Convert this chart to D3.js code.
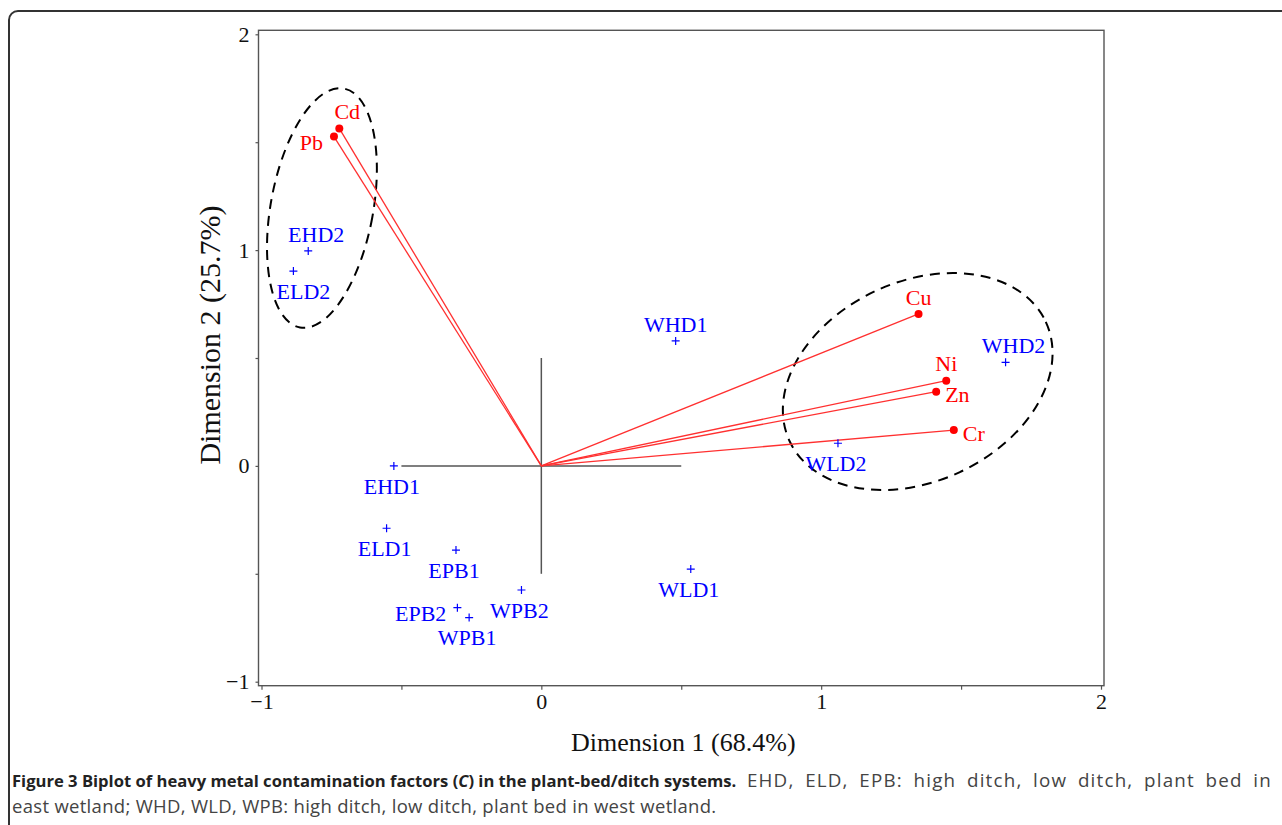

==

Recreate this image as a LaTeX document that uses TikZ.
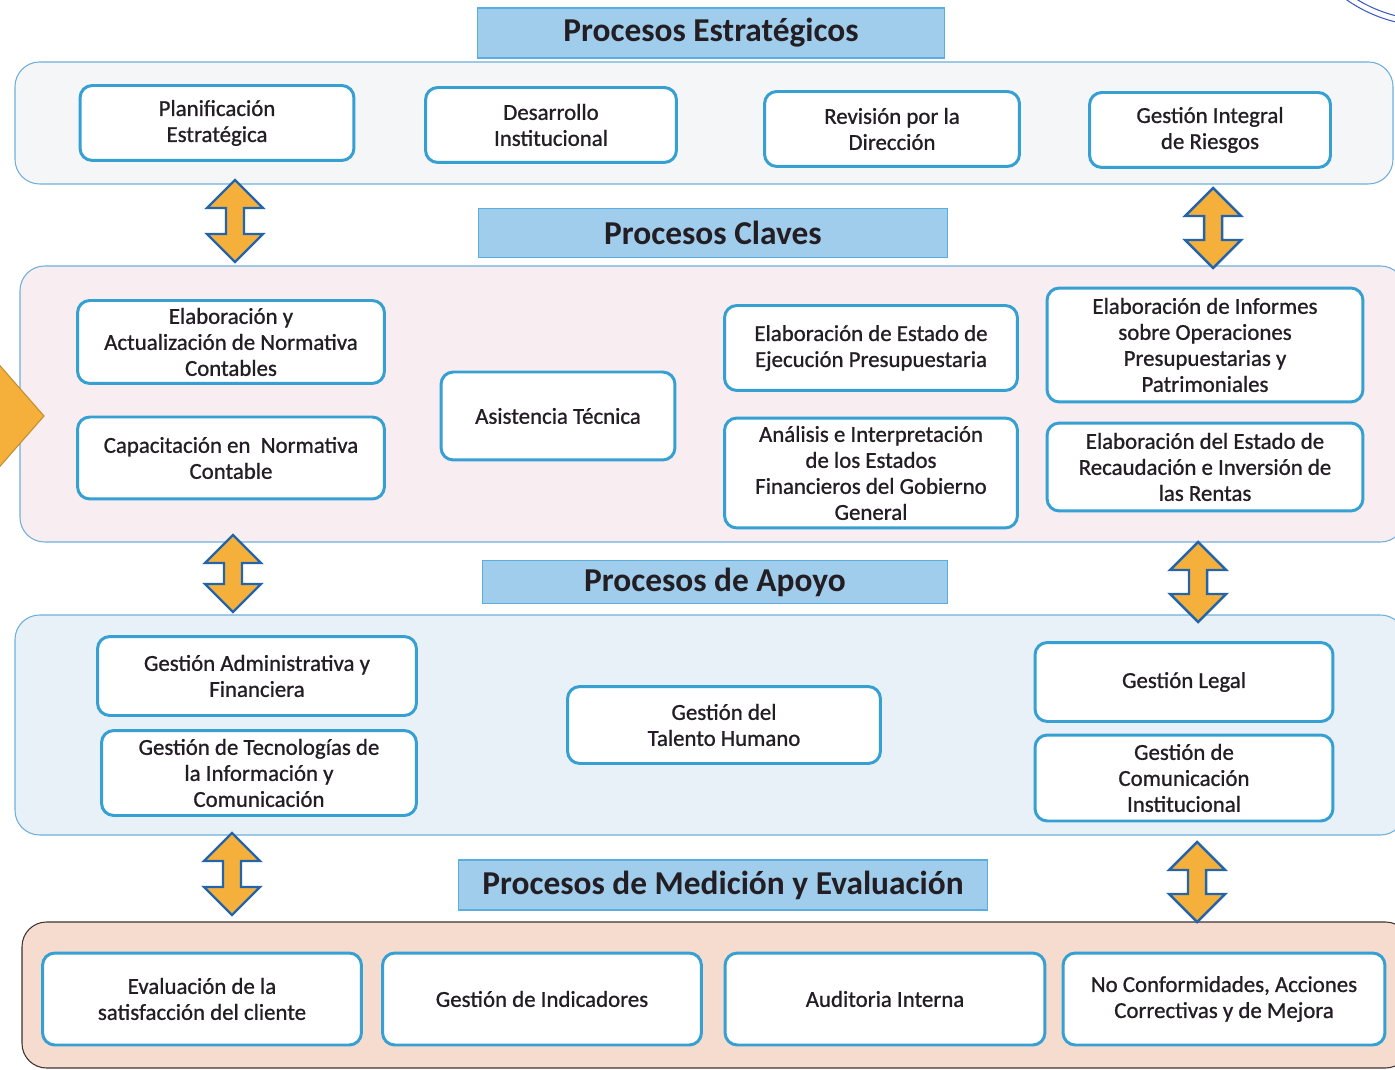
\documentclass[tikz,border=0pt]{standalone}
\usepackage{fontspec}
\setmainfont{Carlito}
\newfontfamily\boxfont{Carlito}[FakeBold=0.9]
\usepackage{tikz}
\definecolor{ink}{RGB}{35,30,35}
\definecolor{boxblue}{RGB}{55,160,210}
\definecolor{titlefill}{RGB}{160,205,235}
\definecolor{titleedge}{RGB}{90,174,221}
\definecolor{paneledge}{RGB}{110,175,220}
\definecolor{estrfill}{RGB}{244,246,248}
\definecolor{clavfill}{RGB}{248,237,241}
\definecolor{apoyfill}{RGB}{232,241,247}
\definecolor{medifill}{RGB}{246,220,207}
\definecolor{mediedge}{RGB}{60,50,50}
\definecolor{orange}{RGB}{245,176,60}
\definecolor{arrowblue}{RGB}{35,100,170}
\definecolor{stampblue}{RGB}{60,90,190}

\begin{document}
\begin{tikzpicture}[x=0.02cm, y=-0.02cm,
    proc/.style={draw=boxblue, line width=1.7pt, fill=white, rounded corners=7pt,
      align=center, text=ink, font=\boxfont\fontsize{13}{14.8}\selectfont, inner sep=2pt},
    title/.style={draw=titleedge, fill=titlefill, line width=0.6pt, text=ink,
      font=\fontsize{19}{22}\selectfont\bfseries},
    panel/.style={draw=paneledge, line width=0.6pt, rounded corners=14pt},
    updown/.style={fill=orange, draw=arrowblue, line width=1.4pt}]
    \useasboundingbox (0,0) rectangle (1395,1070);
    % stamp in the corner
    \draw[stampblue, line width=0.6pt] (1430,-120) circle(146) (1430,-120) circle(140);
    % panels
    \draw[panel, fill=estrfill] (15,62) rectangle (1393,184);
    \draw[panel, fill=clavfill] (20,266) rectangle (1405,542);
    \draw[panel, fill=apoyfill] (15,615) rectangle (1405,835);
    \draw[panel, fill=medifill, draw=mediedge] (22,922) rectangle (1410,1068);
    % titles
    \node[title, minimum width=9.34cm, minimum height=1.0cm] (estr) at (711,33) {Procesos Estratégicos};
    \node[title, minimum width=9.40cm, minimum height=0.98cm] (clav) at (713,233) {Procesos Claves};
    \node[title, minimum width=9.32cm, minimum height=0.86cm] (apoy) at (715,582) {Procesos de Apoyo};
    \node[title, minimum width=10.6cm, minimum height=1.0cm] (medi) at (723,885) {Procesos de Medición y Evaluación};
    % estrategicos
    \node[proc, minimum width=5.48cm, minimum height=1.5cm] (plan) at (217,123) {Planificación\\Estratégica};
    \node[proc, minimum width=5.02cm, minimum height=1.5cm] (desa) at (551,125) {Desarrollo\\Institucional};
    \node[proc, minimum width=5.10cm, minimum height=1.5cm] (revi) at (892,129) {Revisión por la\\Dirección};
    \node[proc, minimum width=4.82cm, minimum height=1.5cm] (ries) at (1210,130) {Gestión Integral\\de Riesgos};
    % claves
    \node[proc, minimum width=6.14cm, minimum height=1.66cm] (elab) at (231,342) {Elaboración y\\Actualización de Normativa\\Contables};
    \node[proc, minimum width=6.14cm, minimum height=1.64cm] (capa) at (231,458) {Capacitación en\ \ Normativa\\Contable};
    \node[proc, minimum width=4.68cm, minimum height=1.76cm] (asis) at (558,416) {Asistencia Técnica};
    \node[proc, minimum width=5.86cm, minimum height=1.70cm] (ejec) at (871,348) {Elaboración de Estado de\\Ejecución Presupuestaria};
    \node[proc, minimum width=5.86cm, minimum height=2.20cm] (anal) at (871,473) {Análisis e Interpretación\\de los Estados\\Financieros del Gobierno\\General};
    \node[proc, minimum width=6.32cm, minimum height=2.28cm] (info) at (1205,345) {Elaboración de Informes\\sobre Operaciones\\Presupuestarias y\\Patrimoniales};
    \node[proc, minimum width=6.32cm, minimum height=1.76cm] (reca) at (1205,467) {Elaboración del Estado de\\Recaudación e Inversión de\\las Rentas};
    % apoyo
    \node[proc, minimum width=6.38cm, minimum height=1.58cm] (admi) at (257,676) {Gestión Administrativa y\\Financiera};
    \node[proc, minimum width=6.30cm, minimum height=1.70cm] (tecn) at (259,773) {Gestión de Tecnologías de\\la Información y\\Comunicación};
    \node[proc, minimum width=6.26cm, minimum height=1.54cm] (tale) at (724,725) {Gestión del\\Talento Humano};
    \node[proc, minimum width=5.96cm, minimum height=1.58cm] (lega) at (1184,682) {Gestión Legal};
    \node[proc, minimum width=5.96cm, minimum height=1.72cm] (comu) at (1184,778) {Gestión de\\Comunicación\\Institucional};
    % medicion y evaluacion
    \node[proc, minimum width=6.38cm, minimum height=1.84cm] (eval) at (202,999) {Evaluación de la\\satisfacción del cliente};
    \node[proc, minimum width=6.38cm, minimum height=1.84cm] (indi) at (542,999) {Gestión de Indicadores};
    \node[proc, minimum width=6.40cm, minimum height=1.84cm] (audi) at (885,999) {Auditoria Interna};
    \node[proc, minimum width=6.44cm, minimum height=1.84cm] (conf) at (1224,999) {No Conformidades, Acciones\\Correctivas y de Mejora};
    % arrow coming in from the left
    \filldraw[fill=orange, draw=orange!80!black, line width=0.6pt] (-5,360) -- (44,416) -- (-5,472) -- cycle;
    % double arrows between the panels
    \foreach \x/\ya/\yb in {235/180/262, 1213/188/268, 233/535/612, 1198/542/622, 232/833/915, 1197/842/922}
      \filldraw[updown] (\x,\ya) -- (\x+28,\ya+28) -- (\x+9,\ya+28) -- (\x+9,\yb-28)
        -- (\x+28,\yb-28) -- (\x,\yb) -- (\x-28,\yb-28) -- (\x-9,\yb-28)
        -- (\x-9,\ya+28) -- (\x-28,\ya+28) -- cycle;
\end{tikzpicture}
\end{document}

...

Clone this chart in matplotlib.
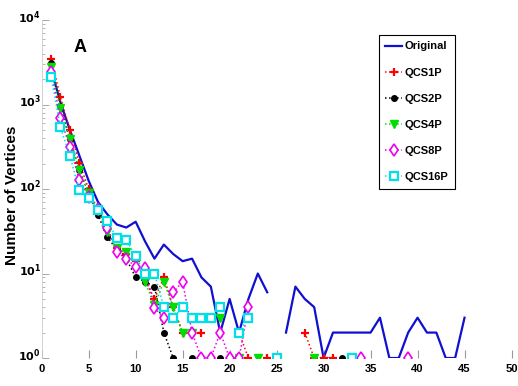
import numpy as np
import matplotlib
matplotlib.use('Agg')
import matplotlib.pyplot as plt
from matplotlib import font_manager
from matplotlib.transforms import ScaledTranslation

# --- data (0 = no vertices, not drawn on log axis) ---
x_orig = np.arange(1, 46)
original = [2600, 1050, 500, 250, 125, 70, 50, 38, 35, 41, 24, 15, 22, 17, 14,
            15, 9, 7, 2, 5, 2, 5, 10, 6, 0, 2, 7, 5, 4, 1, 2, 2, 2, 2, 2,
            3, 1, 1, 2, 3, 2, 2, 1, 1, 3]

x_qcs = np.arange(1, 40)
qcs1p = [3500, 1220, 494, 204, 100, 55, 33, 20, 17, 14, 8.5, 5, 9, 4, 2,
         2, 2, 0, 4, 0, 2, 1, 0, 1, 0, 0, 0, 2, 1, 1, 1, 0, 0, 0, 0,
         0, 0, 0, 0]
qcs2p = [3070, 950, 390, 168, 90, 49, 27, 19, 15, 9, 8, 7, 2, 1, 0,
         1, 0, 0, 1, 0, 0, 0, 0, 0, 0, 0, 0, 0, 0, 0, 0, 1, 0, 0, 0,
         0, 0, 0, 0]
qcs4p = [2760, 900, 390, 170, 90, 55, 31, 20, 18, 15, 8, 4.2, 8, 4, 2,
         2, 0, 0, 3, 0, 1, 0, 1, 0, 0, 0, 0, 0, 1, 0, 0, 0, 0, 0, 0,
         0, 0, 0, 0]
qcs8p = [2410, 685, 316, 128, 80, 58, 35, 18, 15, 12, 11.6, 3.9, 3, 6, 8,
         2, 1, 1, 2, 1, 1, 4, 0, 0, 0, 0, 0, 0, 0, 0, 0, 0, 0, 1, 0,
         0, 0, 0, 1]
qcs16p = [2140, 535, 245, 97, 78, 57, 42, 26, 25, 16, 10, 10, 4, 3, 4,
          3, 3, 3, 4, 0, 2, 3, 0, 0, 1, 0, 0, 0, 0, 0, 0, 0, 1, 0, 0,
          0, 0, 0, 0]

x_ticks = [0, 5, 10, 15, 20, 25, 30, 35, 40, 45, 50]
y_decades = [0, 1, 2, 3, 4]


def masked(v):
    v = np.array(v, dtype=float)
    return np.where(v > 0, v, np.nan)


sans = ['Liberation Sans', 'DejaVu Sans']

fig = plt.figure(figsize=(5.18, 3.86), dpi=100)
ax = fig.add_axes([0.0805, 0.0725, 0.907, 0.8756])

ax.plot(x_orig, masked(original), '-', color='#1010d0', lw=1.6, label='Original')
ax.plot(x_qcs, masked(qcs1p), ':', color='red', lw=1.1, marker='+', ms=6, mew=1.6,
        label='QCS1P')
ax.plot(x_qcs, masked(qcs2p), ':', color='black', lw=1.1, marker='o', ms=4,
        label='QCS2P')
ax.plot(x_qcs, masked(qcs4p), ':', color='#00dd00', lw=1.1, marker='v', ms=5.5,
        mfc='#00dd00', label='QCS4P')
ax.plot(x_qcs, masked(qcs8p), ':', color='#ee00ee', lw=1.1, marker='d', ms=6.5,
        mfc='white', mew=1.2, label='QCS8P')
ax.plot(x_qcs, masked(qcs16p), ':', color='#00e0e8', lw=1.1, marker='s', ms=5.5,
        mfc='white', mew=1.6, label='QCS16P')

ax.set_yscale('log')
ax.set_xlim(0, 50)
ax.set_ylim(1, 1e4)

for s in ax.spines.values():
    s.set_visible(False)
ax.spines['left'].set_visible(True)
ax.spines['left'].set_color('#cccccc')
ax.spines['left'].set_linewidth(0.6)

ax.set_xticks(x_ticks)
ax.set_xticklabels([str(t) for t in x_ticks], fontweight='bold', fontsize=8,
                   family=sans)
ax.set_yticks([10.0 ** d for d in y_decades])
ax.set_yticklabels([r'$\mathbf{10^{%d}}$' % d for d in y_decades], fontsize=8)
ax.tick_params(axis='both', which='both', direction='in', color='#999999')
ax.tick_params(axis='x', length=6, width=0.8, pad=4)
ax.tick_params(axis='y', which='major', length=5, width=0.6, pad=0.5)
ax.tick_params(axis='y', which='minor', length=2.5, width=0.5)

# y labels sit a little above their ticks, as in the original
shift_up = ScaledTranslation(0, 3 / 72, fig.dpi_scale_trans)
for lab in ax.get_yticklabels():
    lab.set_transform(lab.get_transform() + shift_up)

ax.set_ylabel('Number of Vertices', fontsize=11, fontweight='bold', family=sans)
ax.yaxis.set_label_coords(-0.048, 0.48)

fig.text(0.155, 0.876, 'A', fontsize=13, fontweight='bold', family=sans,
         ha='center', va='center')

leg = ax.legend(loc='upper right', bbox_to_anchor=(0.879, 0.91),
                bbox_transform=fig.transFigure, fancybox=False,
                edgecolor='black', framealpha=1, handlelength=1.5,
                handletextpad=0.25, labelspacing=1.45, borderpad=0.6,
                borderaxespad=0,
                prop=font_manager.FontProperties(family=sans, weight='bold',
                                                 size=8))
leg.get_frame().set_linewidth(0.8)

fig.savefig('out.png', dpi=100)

Exercise >> Where a line above holds the string "this", show that line.

Result of the task >>
Convert this chart to D3.js code.
Recreate this image as a LaTeX document that uses TikZ.
Clone this chart in matplotlib.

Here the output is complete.